Task to carry out: Beginning with the first line below, please repeat the material exactly, ending with the line that includes "spike_y = -9.4".
━━ Dataset excerpt
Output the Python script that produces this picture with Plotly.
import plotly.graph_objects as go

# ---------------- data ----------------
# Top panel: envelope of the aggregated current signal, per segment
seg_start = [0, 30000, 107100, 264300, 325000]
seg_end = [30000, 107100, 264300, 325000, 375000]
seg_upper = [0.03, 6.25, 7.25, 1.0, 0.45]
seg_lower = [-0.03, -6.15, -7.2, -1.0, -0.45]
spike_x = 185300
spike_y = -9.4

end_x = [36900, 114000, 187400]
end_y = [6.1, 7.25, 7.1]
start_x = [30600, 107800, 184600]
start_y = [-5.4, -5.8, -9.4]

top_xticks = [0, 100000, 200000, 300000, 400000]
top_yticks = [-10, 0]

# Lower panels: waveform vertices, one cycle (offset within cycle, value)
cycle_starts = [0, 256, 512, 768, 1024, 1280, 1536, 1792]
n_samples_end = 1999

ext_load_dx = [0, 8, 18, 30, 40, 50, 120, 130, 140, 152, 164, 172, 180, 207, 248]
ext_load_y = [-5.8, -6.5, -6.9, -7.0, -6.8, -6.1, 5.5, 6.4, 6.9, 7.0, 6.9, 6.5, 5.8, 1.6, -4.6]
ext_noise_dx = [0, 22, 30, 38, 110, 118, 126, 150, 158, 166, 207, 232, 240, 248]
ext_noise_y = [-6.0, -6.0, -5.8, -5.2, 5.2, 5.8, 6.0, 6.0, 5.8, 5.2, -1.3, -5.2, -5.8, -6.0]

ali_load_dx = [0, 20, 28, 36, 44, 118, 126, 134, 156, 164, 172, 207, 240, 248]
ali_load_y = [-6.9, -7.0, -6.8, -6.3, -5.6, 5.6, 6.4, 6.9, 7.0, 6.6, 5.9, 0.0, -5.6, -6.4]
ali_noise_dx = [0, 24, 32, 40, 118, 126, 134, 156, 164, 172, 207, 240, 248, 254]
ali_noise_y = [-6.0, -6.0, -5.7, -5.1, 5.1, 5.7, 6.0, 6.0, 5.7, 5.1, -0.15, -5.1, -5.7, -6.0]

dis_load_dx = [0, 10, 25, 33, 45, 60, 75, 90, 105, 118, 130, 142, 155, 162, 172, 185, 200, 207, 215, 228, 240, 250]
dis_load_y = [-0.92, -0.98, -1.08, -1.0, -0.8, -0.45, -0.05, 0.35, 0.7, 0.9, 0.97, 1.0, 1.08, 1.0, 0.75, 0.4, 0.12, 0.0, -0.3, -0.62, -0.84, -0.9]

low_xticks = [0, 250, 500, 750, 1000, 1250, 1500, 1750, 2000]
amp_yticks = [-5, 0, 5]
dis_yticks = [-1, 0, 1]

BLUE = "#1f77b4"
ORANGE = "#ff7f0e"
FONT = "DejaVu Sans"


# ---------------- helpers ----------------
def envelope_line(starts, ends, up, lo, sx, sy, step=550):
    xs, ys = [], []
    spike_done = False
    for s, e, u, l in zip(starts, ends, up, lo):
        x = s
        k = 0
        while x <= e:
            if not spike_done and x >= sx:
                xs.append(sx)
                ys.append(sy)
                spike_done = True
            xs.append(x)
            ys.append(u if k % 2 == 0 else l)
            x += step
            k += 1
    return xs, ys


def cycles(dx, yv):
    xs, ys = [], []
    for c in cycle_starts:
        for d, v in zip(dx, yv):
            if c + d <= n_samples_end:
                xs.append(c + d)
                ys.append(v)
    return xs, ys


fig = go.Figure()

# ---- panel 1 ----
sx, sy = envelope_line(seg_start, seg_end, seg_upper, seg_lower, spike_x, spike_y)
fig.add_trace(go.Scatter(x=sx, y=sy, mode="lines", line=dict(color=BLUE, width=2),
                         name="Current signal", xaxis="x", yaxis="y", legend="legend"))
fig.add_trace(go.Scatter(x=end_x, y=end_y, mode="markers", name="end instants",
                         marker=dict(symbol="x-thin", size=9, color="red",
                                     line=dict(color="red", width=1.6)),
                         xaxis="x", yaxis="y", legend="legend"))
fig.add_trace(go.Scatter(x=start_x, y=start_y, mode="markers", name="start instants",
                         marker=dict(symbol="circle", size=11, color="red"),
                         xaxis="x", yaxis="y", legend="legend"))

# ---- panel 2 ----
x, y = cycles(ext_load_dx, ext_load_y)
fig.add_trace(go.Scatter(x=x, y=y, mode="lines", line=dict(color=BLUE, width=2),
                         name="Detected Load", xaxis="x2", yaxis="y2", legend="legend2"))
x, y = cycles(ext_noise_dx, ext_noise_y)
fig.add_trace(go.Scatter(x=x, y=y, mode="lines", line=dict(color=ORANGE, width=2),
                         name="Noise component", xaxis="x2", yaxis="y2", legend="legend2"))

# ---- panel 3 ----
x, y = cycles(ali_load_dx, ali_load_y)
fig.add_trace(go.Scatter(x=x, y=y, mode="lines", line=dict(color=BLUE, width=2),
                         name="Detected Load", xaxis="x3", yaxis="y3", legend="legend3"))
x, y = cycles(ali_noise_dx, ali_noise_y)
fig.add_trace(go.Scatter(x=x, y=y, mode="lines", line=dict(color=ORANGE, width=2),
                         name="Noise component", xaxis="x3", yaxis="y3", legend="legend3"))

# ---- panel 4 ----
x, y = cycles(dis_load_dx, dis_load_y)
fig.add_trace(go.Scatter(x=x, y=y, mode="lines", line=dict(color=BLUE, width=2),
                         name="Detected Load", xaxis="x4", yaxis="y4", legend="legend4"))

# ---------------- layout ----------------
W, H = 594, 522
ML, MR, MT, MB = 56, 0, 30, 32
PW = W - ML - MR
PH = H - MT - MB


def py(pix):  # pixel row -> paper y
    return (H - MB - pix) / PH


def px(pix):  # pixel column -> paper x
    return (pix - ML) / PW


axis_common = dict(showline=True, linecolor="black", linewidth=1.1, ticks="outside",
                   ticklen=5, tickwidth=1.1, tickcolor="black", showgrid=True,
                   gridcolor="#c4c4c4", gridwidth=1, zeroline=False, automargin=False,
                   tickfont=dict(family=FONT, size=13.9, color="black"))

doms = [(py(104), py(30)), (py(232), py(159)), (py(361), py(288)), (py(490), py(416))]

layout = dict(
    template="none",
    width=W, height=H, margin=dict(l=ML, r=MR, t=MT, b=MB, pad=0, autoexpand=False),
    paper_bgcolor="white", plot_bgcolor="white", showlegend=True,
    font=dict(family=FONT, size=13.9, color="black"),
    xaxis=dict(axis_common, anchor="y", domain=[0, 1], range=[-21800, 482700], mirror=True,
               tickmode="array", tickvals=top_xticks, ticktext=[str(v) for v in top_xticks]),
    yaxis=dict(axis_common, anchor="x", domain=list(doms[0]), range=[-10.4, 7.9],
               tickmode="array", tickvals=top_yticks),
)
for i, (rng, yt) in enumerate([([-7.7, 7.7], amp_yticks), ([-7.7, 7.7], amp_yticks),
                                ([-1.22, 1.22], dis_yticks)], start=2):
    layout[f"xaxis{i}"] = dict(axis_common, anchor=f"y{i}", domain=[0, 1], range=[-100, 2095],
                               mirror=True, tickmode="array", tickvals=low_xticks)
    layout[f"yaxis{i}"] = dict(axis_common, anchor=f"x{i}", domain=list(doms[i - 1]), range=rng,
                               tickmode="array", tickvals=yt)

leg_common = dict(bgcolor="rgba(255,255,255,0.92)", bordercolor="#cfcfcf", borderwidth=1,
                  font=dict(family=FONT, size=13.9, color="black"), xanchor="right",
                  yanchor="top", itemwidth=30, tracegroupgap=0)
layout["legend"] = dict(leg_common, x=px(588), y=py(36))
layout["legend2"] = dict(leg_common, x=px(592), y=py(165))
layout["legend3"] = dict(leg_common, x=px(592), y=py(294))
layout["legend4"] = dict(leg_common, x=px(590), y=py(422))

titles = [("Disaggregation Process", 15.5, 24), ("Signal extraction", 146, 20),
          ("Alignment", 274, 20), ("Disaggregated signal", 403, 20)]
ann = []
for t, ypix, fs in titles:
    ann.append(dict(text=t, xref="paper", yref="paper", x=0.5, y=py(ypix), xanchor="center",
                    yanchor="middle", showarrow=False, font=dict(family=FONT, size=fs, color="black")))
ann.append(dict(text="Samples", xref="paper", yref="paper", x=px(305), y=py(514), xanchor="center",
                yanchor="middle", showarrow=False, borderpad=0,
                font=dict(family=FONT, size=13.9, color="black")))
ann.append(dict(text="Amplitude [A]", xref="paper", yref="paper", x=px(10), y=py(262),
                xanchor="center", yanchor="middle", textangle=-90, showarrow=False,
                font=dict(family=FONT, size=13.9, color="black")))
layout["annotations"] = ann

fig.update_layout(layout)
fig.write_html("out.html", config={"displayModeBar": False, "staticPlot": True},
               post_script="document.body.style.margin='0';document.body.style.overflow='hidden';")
━━━━
Right answer:
Output the Python script that produces this picture with Plotly.
import plotly.graph_objects as go

# ---------------- data ----------------
# Top panel: envelope of the aggregated current signal, per segment
seg_start = [0, 30000, 107100, 264300, 325000]
seg_end = [30000, 107100, 264300, 325000, 375000]
seg_upper = [0.03, 6.25, 7.25, 1.0, 0.45]
seg_lower = [-0.03, -6.15, -7.2, -1.0, -0.45]
spike_x = 185300
spike_y = -9.4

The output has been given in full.